The applied dosage was determined by the stem circumference of the plant or each branch (multiple-stemmed plant) at chest height. A single capsule was administered for every 15 cm incremental increase in stem circumference. In the case of multiple doses, the capsules were spaced evenly around the plant stem.

The basal application of AccessTM (Corteva Agriscience Pty Ltd., Sydney, NSW, Australia) herbicide (240 g/L triclopyr, 120 g/L picloram, and 389 g/L liquid hydrocarbon) with diesel (dilution rate of 1 L/60 L) was achieved with a manual pressure sprayer (Nylex 8 L Heavy Duty Shoulder Sprayer; Ames Australia, Doncaster, Victoria, Australia). The entirety of the stem and root collar area was treated liberally from ground level to an approximate height of 60 cm (as per manufacturer’s instructions) for sufficient penetration through the bark. The appropriate safety equipment (Bossweld elbow-length gloves (Dynaweld, Prestons, NSW, Australia), valved activated carbon respirator (3M Australia Pty Ltd., North Rhyde, NSW, Australia, and covered clothing) was worn during the preparation and application of the solution.

4.3. Trial Assessment

The trial was rated at approximate monthly intervals by recording the percentage of foliage loss, the colour composition (percentage green, yellow and brown) of the remaining canopy and the overall vigour of each individual plant. Based upon visual observation, a rating of 0 to 10 (0 = 0%, 1 = 1–10%, 2 = 11–20%, 3 = 21–30%, 4 = 31–40%, 5 = 41–50%, 6 = 51–60%, 7 = 61–70%, 8 = 71–80%, 9 = 81–90%, 10 = 91–99%, 11 = 100%) was given for each plant indicating the percentage (%) of total foliage loss since the establishment of the trial. The overall vigour of each plant was also recorded and expressed as a stress score (1 = healthy, 2 = distressed, 3 = dead). This was discerned by removing the outermost layer of the bark with a rasp to reveal the colour of the tissue beneath. Additionally, an auditory assessment of the degree of hydration was conducted by tapping the stem with a hammer. Other observable symptoms of stress were recorded such as the splitting or discolouration of the bark, sap seepage from the implantation site and insect damage.

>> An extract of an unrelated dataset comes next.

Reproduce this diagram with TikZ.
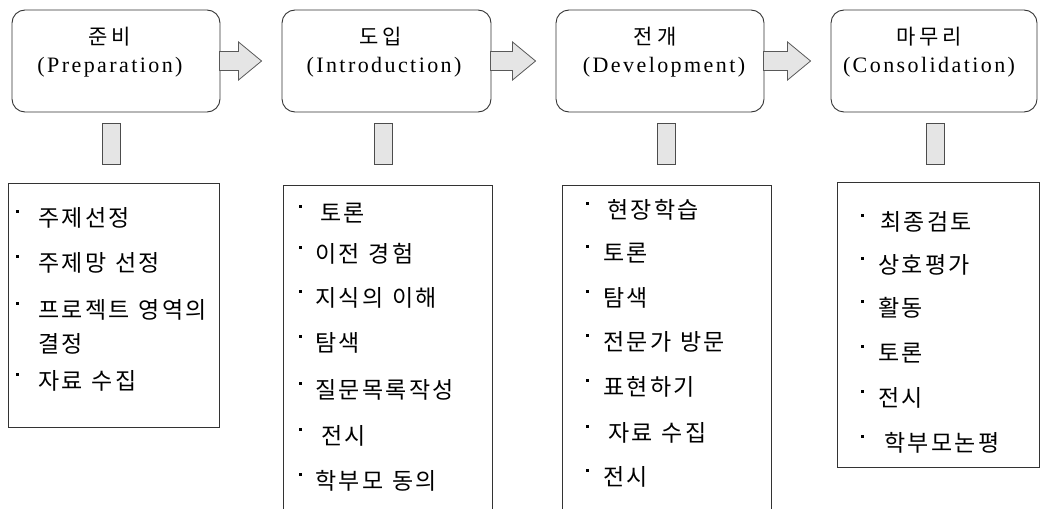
\documentclass[tikz,border=0pt]{standalone}
\usepackage{fontspec}
\usetikzlibrary{calc}
\newfontfamily\krfont{Noto Sans CJK KR}
\newfontfamily\enfont[LetterSpace=11]{Liberation Serif}
% extra spacing between Hangul syllables
\newdimen\hgap \hgap=1.5pt
\newcommand\sethgap[1]{\global\hgap=#1\relax}
\XeTeXinterchartokenstate=1
\newXeTeXintercharclass\hangulclass
\count255="AC00
\loop
  \XeTeXcharclass\count255=\hangulclass
  \ifnum\count255<"D7A3 \advance\count255 by 1
\repeat
\XeTeXinterchartoks\hangulclass\hangulclass={\kern\hgap}
\newcommand\headfont{\krfont\fontsize{21}{24}\selectfont\sethgap{4pt}}
\newcommand\itemfont{\krfont\fontsize{23}{27}\selectfont\sethgap{2.3pt}\spaceskip=9pt\relax}
\tikzset{
  stage/.style={draw=black!80, line width=0.9pt, rounded corners=13pt, inner sep=0pt},
  listbox/.style={draw=black!80, line width=0.9pt, inner sep=0pt},
  stub/.style={draw=black!70, fill=black!10, line width=0.8pt, inner sep=0pt, minimum width=18pt, minimum height=41pt},
  barrow/.style={draw=black!65, fill=black!10, line width=0.8pt, line join=miter},
  krhead/.style={font=\headfont, inner sep=0pt},
  enhead/.style={font=\enfont\fontsize{22}{25}\selectfont, inner sep=0pt},
  item/.style={font=\itemfont, inner sep=0pt, anchor=west},
  dot/.style={fill=black}
}
\newcommand\blockarrow[2]{%
  \draw[barrow] ($(#1.east)+(-1,-9.5)$) -- ($(#2.west)+(-43,-9.5)$) -- ($(#2.west)+(-43,-19)$)
    -- ($(#2.west)+(-20,0)$) -- ($(#2.west)+(-43,19)$) -- ($(#2.west)+(-43,9.5)$)
    -- ($(#1.east)+(-1,9.5)$) -- cycle;}
\newcommand\bitem[5]{% name, bullet x, text x, y, text
  \node[item] (#1) at (#3,#4) {#5};
  \fill[dot] (#2-1.5,#4-8) rectangle ++(3,3);}
\begin{document}
\begin{tikzpicture}[x=1pt,y=-1pt]
\useasboundingbox (0,0) rectangle (1040,508);

% stage boxes
\node[stage, minimum width=208pt, minimum height=102pt] (b1) at (116,61) {};
\node[stage, minimum width=209pt, minimum height=102pt] (b2) at (386.5,61) {};
\node[stage, minimum width=208pt, minimum height=102pt] (b3) at (660,61) {};
\node[stage, minimum width=206pt, minimum height=102pt] (b4) at (934,61) {};

\node[krhead] (h1k) at (110,37) {준비};
\node[enhead] (h1e) at (110,67) {(Preparation)};
\node[krhead] (h2k) at (381,37) {도입};
\node[enhead] (h2e) at (384,67) {(Introduction)};
\node[krhead] (h3k) at (655,37) {전개};
\node[enhead] (h3e) at (664,67) {(Development)};
\node[krhead] (h4k) at (929,37) {마무리};
\node[enhead] (h4e) at (929,67) {(Consolidation)};

% block arrows
\blockarrow{b1}{b2}
\blockarrow{b2}{b3}
\blockarrow{b3}{b4}

% stubs
\node[stub] (s1) at (111,143.5) {};
\node[stub] (s2) at (383.5,143.5) {};
\node[stub] (s3) at (666,143.5) {};
\node[stub] (s4) at (935,143.5) {};

% list boxes
\node[listbox, minimum width=211pt, minimum height=244pt] (l1) at (113.5,305) {};
\node[listbox, minimum width=209pt, minimum height=330pt] (l2) at (387.5,350) {};
\node[listbox, minimum width=209pt, minimum height=330pt] (l3) at (666.5,350) {};
\node[listbox, minimum width=202pt, minimum height=285pt] (l4) at (938,324.5) {};

% list 1
\bitem{a1}{17}{38}{218}{주제선정}
\bitem{a2}{17}{38}{263}{주제망 선정}
\bitem{a3}{17}{38}{310}{프로젝트 영역의}
\node[item] (a3b) at (38,344) {결정};
\bitem{a4}{17}{38}{381}{자료 수집}

% list 2
\bitem{c1}{300}{320}{213}{토론}
\bitem{c2}{300}{315}{254}{이전 경험}
\bitem{c3}{300}{315}{298}{지식의 이해}
\bitem{c4}{300}{315}{343}{탐색}
\bitem{c5}{300}{315}{390}{질문목록작성}
\bitem{c6}{300}{321}{436}{전시}
\bitem{c7}{300}{315}{481}{학부모 동의}

% list 3
\bitem{d1}{587}{607}{210}{현장학습}
\bitem{d2}{587}{603}{253}{토론}
\bitem{d3}{587}{603}{298}{탐색}
\bitem{d4}{587}{603}{342}{전문가 방문}
\bitem{d5}{587}{603}{387}{표현하기}
\bitem{d6}{587}{608}{433}{자료 수집}
\bitem{d7}{587}{603}{477}{전시}

% list 4
\bitem{e1}{862}{880}{222}{최종검토}
\bitem{e2}{862}{878}{265}{상호평가}
\bitem{e3}{862}{878}{308}{활동}
\bitem{e4}{862}{878}{353}{토론}
\bitem{e5}{862}{878}{398}{전시}
\bitem{e6}{862}{884}{443}{학부모논평}
\end{tikzpicture}
\end{document}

The ’functional canopy’ of each plant was also calculated from the percentage (%) of foliage loss and the colour composition of the remaining canopy. This rating refers to the aboveground portion of the tree canopy that is functional, living tissue. This is expressed on a scale of zero to one, whereby a value of one is indicative of a highly functional or healthy canopy (i.e., full, green canopy).

4.4. Data Analysis

The treatment effects on stress score and functional canopy were analysed using RStudio® (RStudio Inc., Boston, MA, USA). Although stress score is an ordinal scale (i.e., quantitative data), a one-way analysis of variance (ANOVA) was performed by taking the mean (µ) value from each replicate. The functional canopy was also analysed using the same approach (i.e., one-way ANOVA). All pairwise comparisons among treatment means (µ) were estimated with the emmeans (estimated marginal means) package.